I smile and say hello if I happen to see the people who bullied me. It doesn't happen often but by being pleasant, it shows that you can be the better person. What they did was petty but reflects more on their character than it does yours and unfortunately, they are unlikely to change once they've left school. Moving on can be difficult but try to remember that regardless of how unpleasant it was, they can't hurt you. The events are in the past and you've made the choice to move on. How you do that is up to you but it will take time and patience. There will be good days and bad but it may only take one person to consistently show you that you are worthy of respect and care to enable you to change the ingrained beliefs created by the bullies. Take one day at a time and trust you'll get there. One day you will.
Re: Life after bullying
Hey @minakshi1, i'm sorry to hear you had to deal with such awful and hurtful behaviour for such a long time
Being bullied deals such a huge blow to your self-esteem, it can really make you doubt yourself I understand that after what you experienced in high school being in the public eye and under scrutiny could make you feel vulnerable to the same kind of behaviour, and i think you're so brave for deciding you don't want those doubts anymore.

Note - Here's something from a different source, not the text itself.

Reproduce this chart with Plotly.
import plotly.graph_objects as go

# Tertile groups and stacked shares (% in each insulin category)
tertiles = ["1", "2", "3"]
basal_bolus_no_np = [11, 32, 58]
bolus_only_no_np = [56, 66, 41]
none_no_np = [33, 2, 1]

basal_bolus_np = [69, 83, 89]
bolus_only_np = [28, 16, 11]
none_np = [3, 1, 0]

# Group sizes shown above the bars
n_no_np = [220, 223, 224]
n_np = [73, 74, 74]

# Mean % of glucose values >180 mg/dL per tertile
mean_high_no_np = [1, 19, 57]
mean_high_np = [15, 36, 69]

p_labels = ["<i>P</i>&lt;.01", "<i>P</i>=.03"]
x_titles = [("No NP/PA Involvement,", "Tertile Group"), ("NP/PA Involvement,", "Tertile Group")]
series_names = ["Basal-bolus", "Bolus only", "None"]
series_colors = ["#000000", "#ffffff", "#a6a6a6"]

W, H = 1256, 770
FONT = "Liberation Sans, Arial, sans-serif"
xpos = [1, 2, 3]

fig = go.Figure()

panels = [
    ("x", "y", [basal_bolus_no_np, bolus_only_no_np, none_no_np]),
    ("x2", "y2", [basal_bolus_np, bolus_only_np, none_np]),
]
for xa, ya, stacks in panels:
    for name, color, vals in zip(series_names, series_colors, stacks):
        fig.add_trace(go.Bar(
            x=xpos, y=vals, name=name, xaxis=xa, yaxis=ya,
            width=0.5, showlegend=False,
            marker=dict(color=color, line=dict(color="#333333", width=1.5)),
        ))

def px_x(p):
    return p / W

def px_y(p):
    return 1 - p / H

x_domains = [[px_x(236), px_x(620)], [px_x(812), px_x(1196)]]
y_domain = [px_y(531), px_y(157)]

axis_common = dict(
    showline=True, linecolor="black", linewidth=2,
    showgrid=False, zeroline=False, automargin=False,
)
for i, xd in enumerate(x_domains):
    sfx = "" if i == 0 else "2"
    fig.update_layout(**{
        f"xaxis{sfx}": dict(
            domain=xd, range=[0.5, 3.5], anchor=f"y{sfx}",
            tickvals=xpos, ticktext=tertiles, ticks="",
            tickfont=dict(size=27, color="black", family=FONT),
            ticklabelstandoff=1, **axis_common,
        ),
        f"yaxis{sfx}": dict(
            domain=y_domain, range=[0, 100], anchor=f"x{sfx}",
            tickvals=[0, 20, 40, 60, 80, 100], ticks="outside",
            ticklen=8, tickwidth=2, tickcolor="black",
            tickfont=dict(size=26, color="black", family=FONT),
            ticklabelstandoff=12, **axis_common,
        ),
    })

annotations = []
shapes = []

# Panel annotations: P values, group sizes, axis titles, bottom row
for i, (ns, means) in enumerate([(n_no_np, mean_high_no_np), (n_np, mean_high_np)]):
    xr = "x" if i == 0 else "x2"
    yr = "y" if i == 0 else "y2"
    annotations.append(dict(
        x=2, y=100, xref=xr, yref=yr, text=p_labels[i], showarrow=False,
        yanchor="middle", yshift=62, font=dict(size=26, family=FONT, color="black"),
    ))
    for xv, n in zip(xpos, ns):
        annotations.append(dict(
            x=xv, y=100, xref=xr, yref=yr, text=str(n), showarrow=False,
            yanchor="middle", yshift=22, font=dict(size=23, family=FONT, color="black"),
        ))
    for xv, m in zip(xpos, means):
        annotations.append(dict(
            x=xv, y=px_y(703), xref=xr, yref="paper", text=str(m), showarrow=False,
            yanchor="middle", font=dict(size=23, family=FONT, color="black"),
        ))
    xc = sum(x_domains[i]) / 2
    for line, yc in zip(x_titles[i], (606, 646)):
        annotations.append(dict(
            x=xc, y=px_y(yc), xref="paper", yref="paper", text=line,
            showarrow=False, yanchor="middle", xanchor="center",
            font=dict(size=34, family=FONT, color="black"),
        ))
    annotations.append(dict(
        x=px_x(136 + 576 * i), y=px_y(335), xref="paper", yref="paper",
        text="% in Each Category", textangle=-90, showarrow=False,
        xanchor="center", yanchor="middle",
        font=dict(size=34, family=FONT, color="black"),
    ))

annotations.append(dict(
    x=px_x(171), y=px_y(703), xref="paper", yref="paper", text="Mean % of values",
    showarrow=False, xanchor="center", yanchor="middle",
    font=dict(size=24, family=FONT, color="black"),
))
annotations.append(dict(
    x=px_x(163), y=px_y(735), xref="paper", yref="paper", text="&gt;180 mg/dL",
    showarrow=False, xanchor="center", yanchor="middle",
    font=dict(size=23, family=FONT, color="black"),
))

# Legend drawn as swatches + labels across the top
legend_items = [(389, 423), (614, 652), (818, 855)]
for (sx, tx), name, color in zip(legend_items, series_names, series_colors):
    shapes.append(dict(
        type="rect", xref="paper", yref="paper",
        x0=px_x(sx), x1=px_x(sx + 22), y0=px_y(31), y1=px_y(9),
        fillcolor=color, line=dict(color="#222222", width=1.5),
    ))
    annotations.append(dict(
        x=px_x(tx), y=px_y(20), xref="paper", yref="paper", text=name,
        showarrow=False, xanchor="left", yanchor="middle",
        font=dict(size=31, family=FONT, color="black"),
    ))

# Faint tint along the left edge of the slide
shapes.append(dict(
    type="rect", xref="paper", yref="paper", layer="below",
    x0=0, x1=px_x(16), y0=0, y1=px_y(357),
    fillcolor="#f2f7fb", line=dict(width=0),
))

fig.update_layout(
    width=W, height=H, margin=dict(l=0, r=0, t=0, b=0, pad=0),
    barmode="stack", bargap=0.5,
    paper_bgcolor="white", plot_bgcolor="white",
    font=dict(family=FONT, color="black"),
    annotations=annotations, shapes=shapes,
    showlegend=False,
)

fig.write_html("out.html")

I just wanted to echo what @gina-RO and @Shadow said, being bullied isn't something you deserve and says so much more about the people who bullied you than it does about you!

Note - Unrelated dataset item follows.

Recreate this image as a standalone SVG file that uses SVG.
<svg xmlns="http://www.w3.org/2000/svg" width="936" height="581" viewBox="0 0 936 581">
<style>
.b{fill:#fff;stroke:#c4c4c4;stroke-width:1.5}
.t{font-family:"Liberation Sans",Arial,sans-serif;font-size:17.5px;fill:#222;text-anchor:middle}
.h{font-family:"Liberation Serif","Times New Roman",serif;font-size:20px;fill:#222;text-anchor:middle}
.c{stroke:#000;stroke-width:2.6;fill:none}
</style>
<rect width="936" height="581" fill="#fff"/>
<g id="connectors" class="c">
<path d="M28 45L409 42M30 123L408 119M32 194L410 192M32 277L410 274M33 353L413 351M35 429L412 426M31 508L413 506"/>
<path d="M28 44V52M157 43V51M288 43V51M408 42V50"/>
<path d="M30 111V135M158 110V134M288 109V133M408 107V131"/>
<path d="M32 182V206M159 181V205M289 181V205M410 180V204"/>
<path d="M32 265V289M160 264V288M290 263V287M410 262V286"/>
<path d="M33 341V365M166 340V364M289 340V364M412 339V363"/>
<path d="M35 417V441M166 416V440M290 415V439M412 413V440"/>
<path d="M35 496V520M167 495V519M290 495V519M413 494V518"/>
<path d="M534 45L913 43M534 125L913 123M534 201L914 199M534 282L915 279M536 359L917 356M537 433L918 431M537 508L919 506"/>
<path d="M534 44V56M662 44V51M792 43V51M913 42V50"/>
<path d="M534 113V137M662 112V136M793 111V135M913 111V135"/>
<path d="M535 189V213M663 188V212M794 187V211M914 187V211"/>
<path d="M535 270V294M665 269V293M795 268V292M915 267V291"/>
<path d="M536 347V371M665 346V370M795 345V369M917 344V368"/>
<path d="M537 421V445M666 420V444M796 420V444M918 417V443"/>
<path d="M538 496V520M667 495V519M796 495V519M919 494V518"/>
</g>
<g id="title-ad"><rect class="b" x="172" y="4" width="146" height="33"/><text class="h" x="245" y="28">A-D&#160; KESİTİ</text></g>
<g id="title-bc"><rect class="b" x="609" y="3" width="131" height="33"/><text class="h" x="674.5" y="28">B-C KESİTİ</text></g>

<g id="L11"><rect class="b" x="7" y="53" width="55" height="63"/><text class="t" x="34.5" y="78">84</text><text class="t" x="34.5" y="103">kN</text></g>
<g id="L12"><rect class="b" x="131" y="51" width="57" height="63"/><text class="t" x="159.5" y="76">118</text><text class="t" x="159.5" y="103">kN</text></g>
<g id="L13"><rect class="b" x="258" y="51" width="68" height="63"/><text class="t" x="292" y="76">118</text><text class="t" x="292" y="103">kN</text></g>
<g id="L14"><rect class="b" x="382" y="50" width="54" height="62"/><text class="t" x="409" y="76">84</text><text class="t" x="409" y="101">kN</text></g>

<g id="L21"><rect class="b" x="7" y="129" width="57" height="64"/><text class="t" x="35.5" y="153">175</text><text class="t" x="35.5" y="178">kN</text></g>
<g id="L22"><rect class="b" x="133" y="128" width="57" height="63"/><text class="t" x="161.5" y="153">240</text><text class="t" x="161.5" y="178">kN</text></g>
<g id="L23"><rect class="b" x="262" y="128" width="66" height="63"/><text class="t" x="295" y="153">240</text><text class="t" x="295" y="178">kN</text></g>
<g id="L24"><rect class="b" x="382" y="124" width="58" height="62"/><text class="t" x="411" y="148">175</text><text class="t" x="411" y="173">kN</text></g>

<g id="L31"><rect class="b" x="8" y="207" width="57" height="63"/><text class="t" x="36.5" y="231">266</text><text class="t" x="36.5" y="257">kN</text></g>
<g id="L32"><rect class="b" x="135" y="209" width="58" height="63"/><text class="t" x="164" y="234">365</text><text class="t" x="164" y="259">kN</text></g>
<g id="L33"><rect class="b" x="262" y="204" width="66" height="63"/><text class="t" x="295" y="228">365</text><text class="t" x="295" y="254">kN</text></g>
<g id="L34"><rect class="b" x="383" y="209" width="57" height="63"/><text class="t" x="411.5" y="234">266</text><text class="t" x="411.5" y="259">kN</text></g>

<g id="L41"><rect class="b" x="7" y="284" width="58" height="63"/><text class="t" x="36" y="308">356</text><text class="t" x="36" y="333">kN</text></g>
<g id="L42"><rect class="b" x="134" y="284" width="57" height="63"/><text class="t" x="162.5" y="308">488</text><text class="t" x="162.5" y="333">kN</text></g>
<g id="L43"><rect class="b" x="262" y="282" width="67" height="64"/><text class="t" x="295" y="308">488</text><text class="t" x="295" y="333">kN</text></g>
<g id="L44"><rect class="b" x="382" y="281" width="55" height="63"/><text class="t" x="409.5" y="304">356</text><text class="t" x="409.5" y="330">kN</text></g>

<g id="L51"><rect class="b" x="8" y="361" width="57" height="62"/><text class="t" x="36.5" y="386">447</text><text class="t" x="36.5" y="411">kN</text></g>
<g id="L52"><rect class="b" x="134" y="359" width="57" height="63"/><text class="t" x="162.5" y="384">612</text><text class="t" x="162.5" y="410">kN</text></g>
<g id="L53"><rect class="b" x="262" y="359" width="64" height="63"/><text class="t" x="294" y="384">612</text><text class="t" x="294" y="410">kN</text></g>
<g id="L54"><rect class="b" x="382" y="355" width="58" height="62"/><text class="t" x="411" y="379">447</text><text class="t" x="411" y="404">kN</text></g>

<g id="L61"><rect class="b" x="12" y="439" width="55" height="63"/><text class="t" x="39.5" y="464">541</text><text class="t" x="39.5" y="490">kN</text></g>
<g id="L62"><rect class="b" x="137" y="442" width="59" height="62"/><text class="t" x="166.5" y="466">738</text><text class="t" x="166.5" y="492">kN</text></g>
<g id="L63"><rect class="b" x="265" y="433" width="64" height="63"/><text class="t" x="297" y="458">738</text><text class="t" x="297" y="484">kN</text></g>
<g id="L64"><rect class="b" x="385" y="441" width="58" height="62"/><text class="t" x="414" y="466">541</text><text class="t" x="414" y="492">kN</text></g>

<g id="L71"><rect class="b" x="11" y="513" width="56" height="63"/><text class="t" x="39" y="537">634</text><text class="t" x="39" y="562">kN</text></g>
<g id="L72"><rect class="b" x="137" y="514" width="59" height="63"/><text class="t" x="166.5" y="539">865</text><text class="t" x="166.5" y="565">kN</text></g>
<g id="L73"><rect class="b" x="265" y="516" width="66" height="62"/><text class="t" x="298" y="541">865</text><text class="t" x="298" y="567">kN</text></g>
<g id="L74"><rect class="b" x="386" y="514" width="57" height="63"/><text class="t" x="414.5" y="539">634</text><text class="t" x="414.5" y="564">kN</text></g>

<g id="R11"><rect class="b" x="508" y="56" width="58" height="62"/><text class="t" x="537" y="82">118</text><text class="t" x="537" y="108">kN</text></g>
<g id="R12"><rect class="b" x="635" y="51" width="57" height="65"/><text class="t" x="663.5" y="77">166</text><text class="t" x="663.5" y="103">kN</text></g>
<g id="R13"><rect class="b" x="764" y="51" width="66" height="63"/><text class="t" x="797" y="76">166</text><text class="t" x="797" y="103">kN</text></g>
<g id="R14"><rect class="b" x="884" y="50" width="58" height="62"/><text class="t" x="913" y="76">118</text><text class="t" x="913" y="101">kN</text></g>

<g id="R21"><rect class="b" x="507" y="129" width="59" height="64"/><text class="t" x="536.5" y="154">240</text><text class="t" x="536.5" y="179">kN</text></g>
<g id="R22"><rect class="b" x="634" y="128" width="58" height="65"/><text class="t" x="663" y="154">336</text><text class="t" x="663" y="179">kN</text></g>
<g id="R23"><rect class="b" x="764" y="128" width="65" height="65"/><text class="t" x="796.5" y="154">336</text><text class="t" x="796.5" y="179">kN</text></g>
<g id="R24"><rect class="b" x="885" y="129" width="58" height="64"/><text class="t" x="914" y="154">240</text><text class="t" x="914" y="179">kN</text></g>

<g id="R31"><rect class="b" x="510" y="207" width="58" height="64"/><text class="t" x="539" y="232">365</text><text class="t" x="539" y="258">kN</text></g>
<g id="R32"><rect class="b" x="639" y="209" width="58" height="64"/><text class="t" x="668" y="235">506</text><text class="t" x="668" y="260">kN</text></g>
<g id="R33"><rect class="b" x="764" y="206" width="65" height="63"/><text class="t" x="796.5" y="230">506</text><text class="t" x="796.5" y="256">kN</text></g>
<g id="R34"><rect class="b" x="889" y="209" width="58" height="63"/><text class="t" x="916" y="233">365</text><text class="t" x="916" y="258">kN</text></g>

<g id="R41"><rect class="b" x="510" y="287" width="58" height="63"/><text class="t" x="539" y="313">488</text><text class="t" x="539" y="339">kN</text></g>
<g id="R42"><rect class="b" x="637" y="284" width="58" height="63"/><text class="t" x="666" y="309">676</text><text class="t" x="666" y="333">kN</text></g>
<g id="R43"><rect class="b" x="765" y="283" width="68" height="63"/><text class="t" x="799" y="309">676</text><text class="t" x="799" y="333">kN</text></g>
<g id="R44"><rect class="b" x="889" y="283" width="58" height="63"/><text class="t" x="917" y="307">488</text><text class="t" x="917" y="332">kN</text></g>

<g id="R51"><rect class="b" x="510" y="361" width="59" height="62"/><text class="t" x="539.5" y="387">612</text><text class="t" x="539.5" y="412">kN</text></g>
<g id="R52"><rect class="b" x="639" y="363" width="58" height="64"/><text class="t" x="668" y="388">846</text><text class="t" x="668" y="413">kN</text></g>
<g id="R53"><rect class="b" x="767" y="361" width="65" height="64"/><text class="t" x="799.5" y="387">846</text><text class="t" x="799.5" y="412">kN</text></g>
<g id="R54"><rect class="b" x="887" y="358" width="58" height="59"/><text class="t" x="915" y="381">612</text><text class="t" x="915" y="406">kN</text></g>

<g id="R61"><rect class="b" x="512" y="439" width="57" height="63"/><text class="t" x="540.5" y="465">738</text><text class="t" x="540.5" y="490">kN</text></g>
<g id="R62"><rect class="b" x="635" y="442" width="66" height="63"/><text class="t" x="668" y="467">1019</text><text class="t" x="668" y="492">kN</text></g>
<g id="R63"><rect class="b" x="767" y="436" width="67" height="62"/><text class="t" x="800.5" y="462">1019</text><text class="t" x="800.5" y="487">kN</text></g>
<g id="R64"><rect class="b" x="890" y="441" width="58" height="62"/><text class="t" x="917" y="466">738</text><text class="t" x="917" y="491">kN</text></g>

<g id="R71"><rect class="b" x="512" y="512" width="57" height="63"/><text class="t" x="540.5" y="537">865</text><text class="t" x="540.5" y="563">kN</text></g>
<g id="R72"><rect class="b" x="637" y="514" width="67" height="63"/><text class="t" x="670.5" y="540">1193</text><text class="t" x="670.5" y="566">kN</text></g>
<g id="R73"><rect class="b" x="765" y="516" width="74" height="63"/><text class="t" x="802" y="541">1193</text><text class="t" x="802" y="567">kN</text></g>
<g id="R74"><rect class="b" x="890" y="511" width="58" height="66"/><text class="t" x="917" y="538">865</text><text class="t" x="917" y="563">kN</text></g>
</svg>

I know what i found helpful was identifying something i liked about myself/ a strength i have, and using it as a kind of self anchor. So if someone tries to put me down and make me feel like crap or i find myself remembering a situation where someone did so, especially if i start to blame myself and self doubt, then i have something to counter it, like a shield. It's a little cheesy, but it works! Would something like that be helpful for you? I know it's different for everyone has anything you've tried in the past been helpful?